Source records:

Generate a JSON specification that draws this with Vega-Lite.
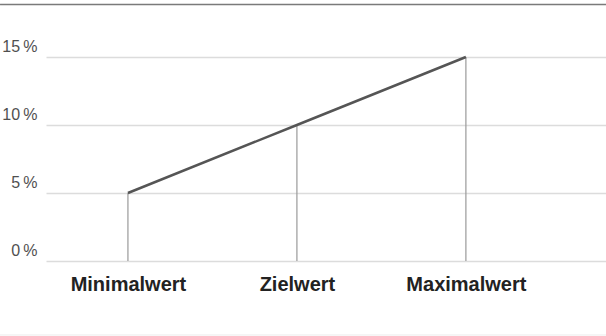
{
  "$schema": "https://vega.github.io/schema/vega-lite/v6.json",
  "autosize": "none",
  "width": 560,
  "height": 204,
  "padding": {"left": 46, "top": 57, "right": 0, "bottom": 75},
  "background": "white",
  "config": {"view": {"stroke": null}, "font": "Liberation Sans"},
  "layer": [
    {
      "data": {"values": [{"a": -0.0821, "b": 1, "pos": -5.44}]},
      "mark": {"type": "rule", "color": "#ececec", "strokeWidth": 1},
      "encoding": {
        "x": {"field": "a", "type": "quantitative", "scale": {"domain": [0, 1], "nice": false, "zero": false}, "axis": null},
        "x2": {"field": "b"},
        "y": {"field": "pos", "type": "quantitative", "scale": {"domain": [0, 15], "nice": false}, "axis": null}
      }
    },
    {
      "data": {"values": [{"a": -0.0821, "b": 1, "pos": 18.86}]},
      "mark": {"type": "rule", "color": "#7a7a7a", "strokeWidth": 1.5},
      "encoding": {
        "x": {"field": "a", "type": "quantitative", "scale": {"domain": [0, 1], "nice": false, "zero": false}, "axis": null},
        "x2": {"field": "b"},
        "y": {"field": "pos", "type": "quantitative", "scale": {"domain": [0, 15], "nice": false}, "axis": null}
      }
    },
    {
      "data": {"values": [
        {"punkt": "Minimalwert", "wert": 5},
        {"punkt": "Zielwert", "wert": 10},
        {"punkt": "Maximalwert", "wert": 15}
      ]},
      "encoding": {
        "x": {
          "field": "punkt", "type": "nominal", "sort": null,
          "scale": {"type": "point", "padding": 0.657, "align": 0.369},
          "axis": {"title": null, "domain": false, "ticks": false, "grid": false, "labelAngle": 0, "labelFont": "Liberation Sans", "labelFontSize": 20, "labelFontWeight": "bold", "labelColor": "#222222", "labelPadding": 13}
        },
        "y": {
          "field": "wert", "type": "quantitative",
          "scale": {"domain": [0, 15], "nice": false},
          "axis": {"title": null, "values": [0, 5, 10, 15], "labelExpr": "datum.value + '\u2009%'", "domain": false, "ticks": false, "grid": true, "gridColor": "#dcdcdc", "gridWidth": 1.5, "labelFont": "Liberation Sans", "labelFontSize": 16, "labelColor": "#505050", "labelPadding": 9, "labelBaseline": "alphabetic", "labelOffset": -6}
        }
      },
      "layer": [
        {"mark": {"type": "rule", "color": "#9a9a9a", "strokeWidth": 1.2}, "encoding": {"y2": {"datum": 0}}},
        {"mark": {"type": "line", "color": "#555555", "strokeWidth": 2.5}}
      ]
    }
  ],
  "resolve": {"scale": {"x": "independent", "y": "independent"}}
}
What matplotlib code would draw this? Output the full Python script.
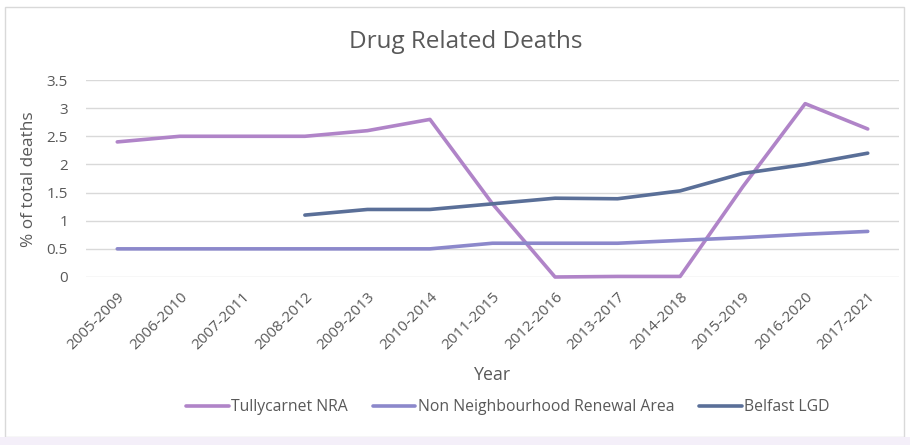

What you have to do:
Pull out every line of the entries that includes the word "this".

Finished task:
Generate a JSON specification that draws this with Vega-Lite.
What matplotlib code would draw this? Output the full Python script.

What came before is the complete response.